Do this: All of the data that follows should be retyped exactly, please, except the pictures.

Supplied data:
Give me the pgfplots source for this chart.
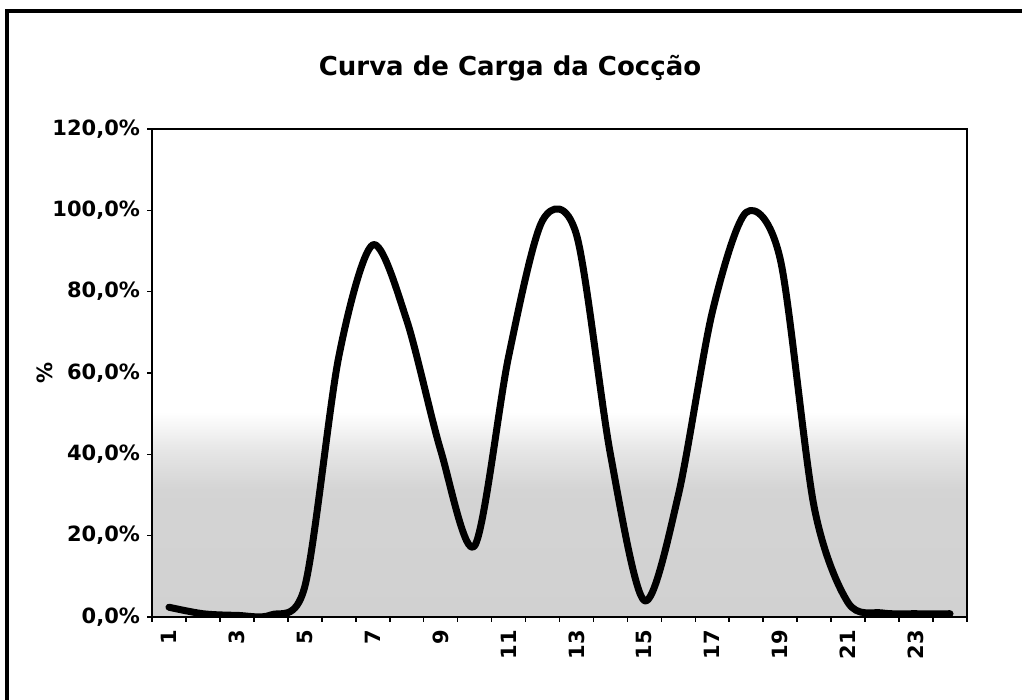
\documentclass[border=0pt]{standalone}
\usepackage{fontspec}
\setmainfont{DejaVu Sans}
\usepackage{pgfplots}
\usepackage{pgfplotstable}
\pgfplotsset{compat=1.18}
\pgfdeclareverticalshading{scan}{100bp}{color(0bp)=(black!18); color(25bp)=(black!18); color(38bp)=(black!17); color(42bp)=(black!10); color(46bp)=(white); color(100bp)=(white)}
\pgfplotstableread{
h v
1 2.4
2 0.8
3 0.4
4 0.5
5 7.5
6 64
7 91.5
8 73
9 41
10 17.5
11 64
12 97.5
13 94
14 40
15 4
16 30
17 75
18 99.5
19 88
20 27
21 3.5
22 1
23 0.8
24 0.8
}\loaddata
\begin{document}
\begin{tikzpicture}
\path[use as bounding box] (0,0) rectangle (511pt,350pt);
\draw[line width=2pt] (3.5pt,0) -- (3.5pt,344.5pt) -- (511pt,344.5pt);
\node[font=\bfseries\fontsize{13}{15}\selectfont] at (255pt,316pt) {Curva de Carga da Cocção};
\begin{axis}[
  at={(76pt,41.5pt)}, anchor=south west,
  scale only axis, width=407.5pt, height=244pt,
  xmin=0.5, xmax=24.5, ymin=0, ymax=120,
  axis line style={line width=1pt},
  xtick={0.5,1.5,...,24.5}, xticklabels={},
  extra x ticks={1,3,...,23},
  extra x tick labels={1,3,5,7,9,11,13,15,17,19,21,23},
  extra x tick style={major tick length=0pt, tick label style={yshift=-3pt,rotate=90,anchor=east}},
  ytick={0,20,...,120},
  yticklabels={{0,0\%},{20,0\%},{40,0\%},{60,0\%},{80,0\%},{100,0\%},{120,0\%}},
  tick align=outside, tick pos=left, major tick length=2.5pt,
  every tick/.style={black, line width=0.8pt},
  tick label style={font=\bfseries\fontsize{10.5}{12}\selectfont},
  ylabel={\%},
  ylabel style={at={(axis description cs:-0.132,0.5)}, anchor=center, font=\bfseries\fontsize{10.5}{12}\selectfont},
  axis background/.style={shading=scan},
]
\addplot[black, line width=3.5pt, smooth, tension=0.5, line join=round, line cap=round] table[x=h,y=v]{\loaddata};
\end{axis}
\end{tikzpicture}
\end{document}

Solution to this problem:
Give me the pgfplots source for this chart.
\documentclass[border=0pt]{standalone}
\usepackage{fontspec}
\setmainfont{DejaVu Sans}
\usepackage{pgfplots}
\usepackage{pgfplotstable}
\pgfplotsset{compat=1.18}
\pgfdeclareverticalshading{scan}{100bp}{color(0bp)=(black!18); color(25bp)=(black!18); color(38bp)=(black!17); color(42bp)=(black!10); color(46bp)=(white); color(100bp)=(white)}
\pgfplotstableread{
h v
1 2.4
2 0.8
3 0.4
4 0.5
5 7.5
6 64
7 91.5
8 73
9 41
10 17.5
11 64
12 97.5
13 94
14 40
15 4
16 30
17 75
18 99.5
19 88
20 27
21 3.5
22 1
23 0.8
24 0.8
}\loaddata
\begin{document}
\begin{tikzpicture}
\path[use as bounding box] (0,0) rectangle (511pt,350pt);
\draw[line width=2pt] (3.5pt,0) -- (3.5pt,344.5pt) -- (511pt,344.5pt);
\node[font=\bfseries\fontsize{13}{15}\selectfont] at (255pt,316pt) {Curva de Carga da Cocção};
\begin{axis}[
  at={(76pt,41.5pt)}, anchor=south west,
  scale only axis, width=407.5pt, height=244pt,
  xmin=0.5, xmax=24.5, ymin=0, ymax=120,
  axis line style={line width=1pt},
  xtick={0.5,1.5,...,24.5}, xticklabels={},
  extra x ticks={1,3,...,23},
  extra x tick labels={1,3,5,7,9,11,13,15,17,19,21,23},
  extra x tick style={major tick length=0pt, tick label style={yshift=-3pt,rotate=90,anchor=east}},
  ytick={0,20,...,120},
  yticklabels={{0,0\%},{20,0\%},{40,0\%},{60,0\%},{80,0\%},{100,0\%},{120,0\%}},
  tick align=outside, tick pos=left, major tick length=2.5pt,
  every tick/.style={black, line width=0.8pt},
  tick label style={font=\bfseries\fontsize{10.5}{12}\selectfont},
  ylabel={\%},
  ylabel style={at={(axis description cs:-0.132,0.5)}, anchor=center, font=\bfseries\fontsize{10.5}{12}\selectfont},
  axis background/.style={shading=scan},
]
\addplot[black, line width=3.5pt, smooth, tension=0.5, line join=round, line cap=round] table[x=h,y=v]{\loaddata};
\end{axis}
\end{tikzpicture}
\end{document}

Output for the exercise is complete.